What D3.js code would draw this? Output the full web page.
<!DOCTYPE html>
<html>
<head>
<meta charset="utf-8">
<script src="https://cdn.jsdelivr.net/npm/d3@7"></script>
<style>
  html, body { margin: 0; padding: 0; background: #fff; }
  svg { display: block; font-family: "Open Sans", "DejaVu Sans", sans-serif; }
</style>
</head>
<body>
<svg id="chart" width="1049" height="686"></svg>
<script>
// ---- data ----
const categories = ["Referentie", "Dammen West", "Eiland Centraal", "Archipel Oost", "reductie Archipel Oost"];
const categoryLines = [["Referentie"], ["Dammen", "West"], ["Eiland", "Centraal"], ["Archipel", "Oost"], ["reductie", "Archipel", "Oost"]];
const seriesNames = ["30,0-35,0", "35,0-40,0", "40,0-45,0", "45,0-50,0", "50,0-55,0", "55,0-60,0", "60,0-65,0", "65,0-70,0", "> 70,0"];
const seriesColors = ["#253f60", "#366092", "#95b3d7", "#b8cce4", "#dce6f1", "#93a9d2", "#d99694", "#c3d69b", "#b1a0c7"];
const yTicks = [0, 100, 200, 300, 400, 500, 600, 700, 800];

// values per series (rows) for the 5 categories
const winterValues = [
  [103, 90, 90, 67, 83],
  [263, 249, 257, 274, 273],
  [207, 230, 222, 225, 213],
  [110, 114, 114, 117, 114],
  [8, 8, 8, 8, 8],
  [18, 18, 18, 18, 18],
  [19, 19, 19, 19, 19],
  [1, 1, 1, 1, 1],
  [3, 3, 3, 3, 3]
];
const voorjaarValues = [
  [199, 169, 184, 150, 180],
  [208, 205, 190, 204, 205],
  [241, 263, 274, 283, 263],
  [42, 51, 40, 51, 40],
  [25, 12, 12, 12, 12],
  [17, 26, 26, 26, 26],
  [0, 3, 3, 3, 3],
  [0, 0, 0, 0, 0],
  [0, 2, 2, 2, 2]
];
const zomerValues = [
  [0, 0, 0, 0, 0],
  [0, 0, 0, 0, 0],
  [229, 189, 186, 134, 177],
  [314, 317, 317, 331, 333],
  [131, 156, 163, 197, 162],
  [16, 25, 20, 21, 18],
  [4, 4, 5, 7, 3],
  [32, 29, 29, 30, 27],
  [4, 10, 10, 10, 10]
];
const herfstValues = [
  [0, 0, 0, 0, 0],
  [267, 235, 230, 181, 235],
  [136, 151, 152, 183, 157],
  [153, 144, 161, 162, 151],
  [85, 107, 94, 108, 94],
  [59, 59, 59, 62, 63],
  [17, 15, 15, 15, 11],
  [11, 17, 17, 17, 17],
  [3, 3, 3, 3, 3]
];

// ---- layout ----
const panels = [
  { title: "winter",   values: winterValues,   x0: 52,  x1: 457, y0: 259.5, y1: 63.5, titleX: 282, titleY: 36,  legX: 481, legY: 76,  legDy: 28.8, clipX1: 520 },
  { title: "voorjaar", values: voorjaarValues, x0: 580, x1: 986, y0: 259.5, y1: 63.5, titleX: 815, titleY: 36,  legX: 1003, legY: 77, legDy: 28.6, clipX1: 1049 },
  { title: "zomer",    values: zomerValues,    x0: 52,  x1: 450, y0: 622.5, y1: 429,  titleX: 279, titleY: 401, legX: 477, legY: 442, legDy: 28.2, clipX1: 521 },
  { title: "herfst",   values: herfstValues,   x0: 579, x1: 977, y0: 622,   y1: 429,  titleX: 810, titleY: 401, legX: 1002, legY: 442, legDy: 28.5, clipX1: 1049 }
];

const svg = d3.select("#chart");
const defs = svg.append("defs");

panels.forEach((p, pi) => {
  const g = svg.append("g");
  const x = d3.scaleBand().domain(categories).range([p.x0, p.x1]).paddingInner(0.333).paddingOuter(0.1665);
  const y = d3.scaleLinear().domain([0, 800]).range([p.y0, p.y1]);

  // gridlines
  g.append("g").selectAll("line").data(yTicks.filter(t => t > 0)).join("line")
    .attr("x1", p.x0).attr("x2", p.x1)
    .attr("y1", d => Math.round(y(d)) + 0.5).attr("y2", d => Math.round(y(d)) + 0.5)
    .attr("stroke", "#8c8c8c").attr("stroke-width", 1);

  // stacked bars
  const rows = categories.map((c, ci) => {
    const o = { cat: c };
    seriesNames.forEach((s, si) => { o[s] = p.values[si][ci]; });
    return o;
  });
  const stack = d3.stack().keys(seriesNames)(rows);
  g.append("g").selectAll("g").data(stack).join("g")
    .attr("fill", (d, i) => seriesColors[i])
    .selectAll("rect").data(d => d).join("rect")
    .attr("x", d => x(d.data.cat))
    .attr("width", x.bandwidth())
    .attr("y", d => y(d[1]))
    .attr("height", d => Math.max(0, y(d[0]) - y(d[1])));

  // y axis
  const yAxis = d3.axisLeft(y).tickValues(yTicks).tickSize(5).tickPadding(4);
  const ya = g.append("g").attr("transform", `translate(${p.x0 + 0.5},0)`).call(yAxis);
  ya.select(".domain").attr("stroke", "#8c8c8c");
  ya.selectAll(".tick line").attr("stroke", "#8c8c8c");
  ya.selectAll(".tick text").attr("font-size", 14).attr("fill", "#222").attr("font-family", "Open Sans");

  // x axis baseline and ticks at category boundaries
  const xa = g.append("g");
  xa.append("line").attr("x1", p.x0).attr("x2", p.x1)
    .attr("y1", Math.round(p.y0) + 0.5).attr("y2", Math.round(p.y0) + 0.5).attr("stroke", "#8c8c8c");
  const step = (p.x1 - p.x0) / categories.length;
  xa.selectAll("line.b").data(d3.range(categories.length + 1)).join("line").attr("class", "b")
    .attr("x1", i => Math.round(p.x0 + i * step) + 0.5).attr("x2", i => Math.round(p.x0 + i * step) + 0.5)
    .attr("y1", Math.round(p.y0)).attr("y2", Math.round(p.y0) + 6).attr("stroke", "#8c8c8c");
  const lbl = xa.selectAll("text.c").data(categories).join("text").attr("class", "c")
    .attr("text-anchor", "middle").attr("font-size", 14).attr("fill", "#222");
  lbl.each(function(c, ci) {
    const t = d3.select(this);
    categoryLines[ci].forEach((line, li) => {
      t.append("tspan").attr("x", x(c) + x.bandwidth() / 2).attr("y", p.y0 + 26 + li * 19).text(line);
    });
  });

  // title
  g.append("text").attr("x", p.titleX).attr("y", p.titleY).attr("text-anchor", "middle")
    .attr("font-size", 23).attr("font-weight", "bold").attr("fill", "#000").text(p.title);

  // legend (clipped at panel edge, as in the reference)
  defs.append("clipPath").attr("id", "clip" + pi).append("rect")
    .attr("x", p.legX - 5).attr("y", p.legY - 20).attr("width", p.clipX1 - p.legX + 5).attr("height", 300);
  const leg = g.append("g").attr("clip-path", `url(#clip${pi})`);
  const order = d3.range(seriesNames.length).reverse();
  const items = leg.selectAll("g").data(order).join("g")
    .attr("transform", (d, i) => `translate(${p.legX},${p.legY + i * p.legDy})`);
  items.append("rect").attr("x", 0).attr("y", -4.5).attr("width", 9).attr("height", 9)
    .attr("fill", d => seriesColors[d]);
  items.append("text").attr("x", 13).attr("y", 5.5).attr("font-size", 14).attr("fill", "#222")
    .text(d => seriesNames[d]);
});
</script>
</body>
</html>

----------------

◆ Exercise instructions: Write out the whole listing again. Match it word for word.

◆ Response:
What D3.js code would draw this? Output the full web page.
<!DOCTYPE html>
<html>
<head>
<meta charset="utf-8">
<script src="https://cdn.jsdelivr.net/npm/d3@7"></script>
<style>
  html, body { margin: 0; padding: 0; background: #fff; }
  svg { display: block; font-family: "Open Sans", "DejaVu Sans", sans-serif; }
</style>
</head>
<body>
<svg id="chart" width="1049" height="686"></svg>
<script>
// ---- data ----
const categories = ["Referentie", "Dammen West", "Eiland Centraal", "Archipel Oost", "reductie Archipel Oost"];
const categoryLines = [["Referentie"], ["Dammen", "West"], ["Eiland", "Centraal"], ["Archipel", "Oost"], ["reductie", "Archipel", "Oost"]];
const seriesNames = ["30,0-35,0", "35,0-40,0", "40,0-45,0", "45,0-50,0", "50,0-55,0", "55,0-60,0", "60,0-65,0", "65,0-70,0", "> 70,0"];
const seriesColors = ["#253f60", "#366092", "#95b3d7", "#b8cce4", "#dce6f1", "#93a9d2", "#d99694", "#c3d69b", "#b1a0c7"];
const yTicks = [0, 100, 200, 300, 400, 500, 600, 700, 800];

// values per series (rows) for the 5 categories
const winterValues = [
  [103, 90, 90, 67, 83],
  [263, 249, 257, 274, 273],
  [207, 230, 222, 225, 213],
  [110, 114, 114, 117, 114],
  [8, 8, 8, 8, 8],
  [18, 18, 18, 18, 18],
  [19, 19, 19, 19, 19],
  [1, 1, 1, 1, 1],
  [3, 3, 3, 3, 3]
];
const voorjaarValues = [
  [199, 169, 184, 150, 180],
  [208, 205, 190, 204, 205],
  [241, 263, 274, 283, 263],
  [42, 51, 40, 51, 40],
  [25, 12, 12, 12, 12],
  [17, 26, 26, 26, 26],
  [0, 3, 3, 3, 3],
  [0, 0, 0, 0, 0],
  [0, 2, 2, 2, 2]
];
const zomerValues = [
  [0, 0, 0, 0, 0],
  [0, 0, 0, 0, 0],
  [229, 189, 186, 134, 177],
  [314, 317, 317, 331, 333],
  [131, 156, 163, 197, 162],
  [16, 25, 20, 21, 18],
  [4, 4, 5, 7, 3],
  [32, 29, 29, 30, 27],
  [4, 10, 10, 10, 10]
];
const herfstValues = [
  [0, 0, 0, 0, 0],
  [267, 235, 230, 181, 235],
  [136, 151, 152, 183, 157],
  [153, 144, 161, 162, 151],
  [85, 107, 94, 108, 94],
  [59, 59, 59, 62, 63],
  [17, 15, 15, 15, 11],
  [11, 17, 17, 17, 17],
  [3, 3, 3, 3, 3]
];

// ---- layout ----
const panels = [
  { title: "winter",   values: winterValues,   x0: 52,  x1: 457, y0: 259.5, y1: 63.5, titleX: 282, titleY: 36,  legX: 481, legY: 76,  legDy: 28.8, clipX1: 520 },
  { title: "voorjaar", values: voorjaarValues, x0: 580, x1: 986, y0: 259.5, y1: 63.5, titleX: 815, titleY: 36,  legX: 1003, legY: 77, legDy: 28.6, clipX1: 1049 },
  { title: "zomer",    values: zomerValues,    x0: 52,  x1: 450, y0: 622.5, y1: 429,  titleX: 279, titleY: 401, legX: 477, legY: 442, legDy: 28.2, clipX1: 521 },
  { title: "herfst",   values: herfstValues,   x0: 579, x1: 977, y0: 622,   y1: 429,  titleX: 810, titleY: 401, legX: 1002, legY: 442, legDy: 28.5, clipX1: 1049 }
];

const svg = d3.select("#chart");
const defs = svg.append("defs");

panels.forEach((p, pi) => {
  const g = svg.append("g");
  const x = d3.scaleBand().domain(categories).range([p.x0, p.x1]).paddingInner(0.333).paddingOuter(0.1665);
  const y = d3.scaleLinear().domain([0, 800]).range([p.y0, p.y1]);

  // gridlines
  g.append("g").selectAll("line").data(yTicks.filter(t => t > 0)).join("line")
    .attr("x1", p.x0).attr("x2", p.x1)
    .attr("y1", d => Math.round(y(d)) + 0.5).attr("y2", d => Math.round(y(d)) + 0.5)
    .attr("stroke", "#8c8c8c").attr("stroke-width", 1);

  // stacked bars
  const rows = categories.map((c, ci) => {
    const o = { cat: c };
    seriesNames.forEach((s, si) => { o[s] = p.values[si][ci]; });
    return o;
  });
  const stack = d3.stack().keys(seriesNames)(rows);
  g.append("g").selectAll("g").data(stack).join("g")
    .attr("fill", (d, i) => seriesColors[i])
    .selectAll("rect").data(d => d).join("rect")
    .attr("x", d => x(d.data.cat))
    .attr("width", x.bandwidth())
    .attr("y", d => y(d[1]))
    .attr("height", d => Math.max(0, y(d[0]) - y(d[1])));

  // y axis
  const yAxis = d3.axisLeft(y).tickValues(yTicks).tickSize(5).tickPadding(4);
  const ya = g.append("g").attr("transform", `translate(${p.x0 + 0.5},0)`).call(yAxis);
  ya.select(".domain").attr("stroke", "#8c8c8c");
  ya.selectAll(".tick line").attr("stroke", "#8c8c8c");
  ya.selectAll(".tick text").attr("font-size", 14).attr("fill", "#222").attr("font-family", "Open Sans");

  // x axis baseline and ticks at category boundaries
  const xa = g.append("g");
  xa.append("line").attr("x1", p.x0).attr("x2", p.x1)
    .attr("y1", Math.round(p.y0) + 0.5).attr("y2", Math.round(p.y0) + 0.5).attr("stroke", "#8c8c8c");
  const step = (p.x1 - p.x0) / categories.length;
  xa.selectAll("line.b").data(d3.range(categories.length + 1)).join("line").attr("class", "b")
    .attr("x1", i => Math.round(p.x0 + i * step) + 0.5).attr("x2", i => Math.round(p.x0 + i * step) + 0.5)
    .attr("y1", Math.round(p.y0)).attr("y2", Math.round(p.y0) + 6).attr("stroke", "#8c8c8c");
  const lbl = xa.selectAll("text.c").data(categories).join("text").attr("class", "c")
    .attr("text-anchor", "middle").attr("font-size", 14).attr("fill", "#222");
  lbl.each(function(c, ci) {
    const t = d3.select(this);
    categoryLines[ci].forEach((line, li) => {
      t.append("tspan").attr("x", x(c) + x.bandwidth() / 2).attr("y", p.y0 + 26 + li * 19).text(line);
    });
  });

  // title
  g.append("text").attr("x", p.titleX).attr("y", p.titleY).attr("text-anchor", "middle")
    .attr("font-size", 23).attr("font-weight", "bold").attr("fill", "#000").text(p.title);

  // legend (clipped at panel edge, as in the reference)
  defs.append("clipPath").attr("id", "clip" + pi).append("rect")
    .attr("x", p.legX - 5).attr("y", p.legY - 20).attr("width", p.clipX1 - p.legX + 5).attr("height", 300);
  const leg = g.append("g").attr("clip-path", `url(#clip${pi})`);
  const order = d3.range(seriesNames.length).reverse();
  const items = leg.selectAll("g").data(order).join("g")
    .attr("transform", (d, i) => `translate(${p.legX},${p.legY + i * p.legDy})`);
  items.append("rect").attr("x", 0).attr("y", -4.5).attr("width", 9).attr("height", 9)
    .attr("fill", d => seriesColors[d]);
  items.append("text").attr("x", 13).attr("y", 5.5).attr("font-size", 14).attr("fill", "#222")
    .text(d => seriesNames[d]);
});
</script>
</body>
</html>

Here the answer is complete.